API Reference
Core Module
- class chunking_pandas.core.ChunkingExperiment(input_file: str, output_file: str, file_format: FileFormat = FileFormat.CSV, auto_run: bool = True, n_chunks: int = 4, chunking_strategy: str = 'rows', save_chunks: bool = False, n_workers: int | None = None, monitor_performance: bool = False)[source]
Bases:
object
- get_metrics() Dict[str, ChunkingMetrics] [source]
Return performance metrics for all operations.
- get_optimal_chunk_size(data_size: int) int [source]
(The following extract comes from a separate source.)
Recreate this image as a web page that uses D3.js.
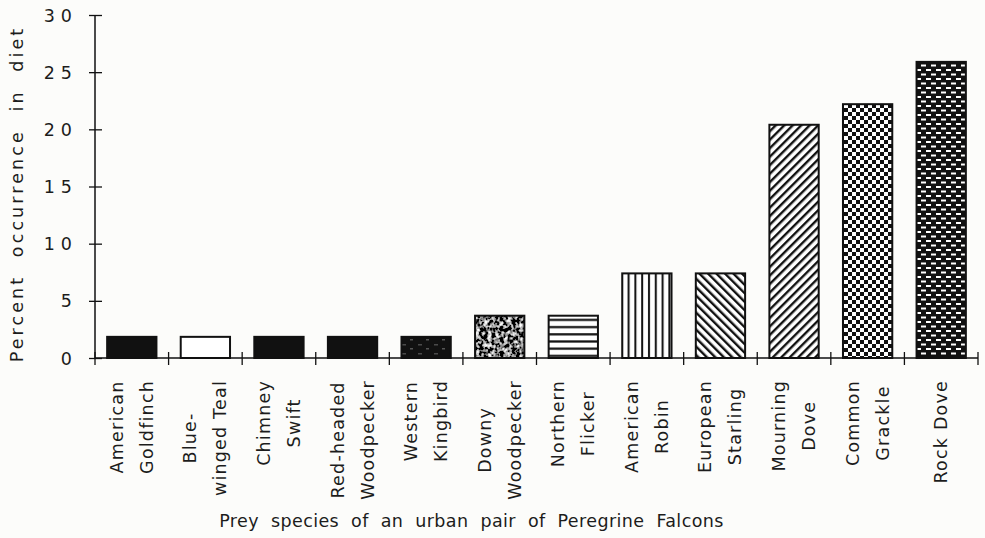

Calculate optimal chunk size based on data size and available resources.
- process_chunks(strategy: ChunkingStrategy) List[DataFrame] | List[ndarray] [source]
Process input data into chunks with parallel support and performance monitoring.
- class chunking_pandas.core.ChunkingMetrics(processing_time: float, memory_usage: float, chunk_sizes: List[int], strategy: str, total_chunks: int)[source]
Bases:
object
Store metrics about chunking operations.
- chunk_sizes: List[int]
- memory_usage: float
- processing_time: float
- strategy: str
- total_chunks: int
Gradio Interface
- chunking_pandas.interface.create_interface() Interface [source]
Create and configure the Gradio interface.
- chunking_pandas.interface.get_sample_data_path() Path [source]
Get the absolute path to sample data.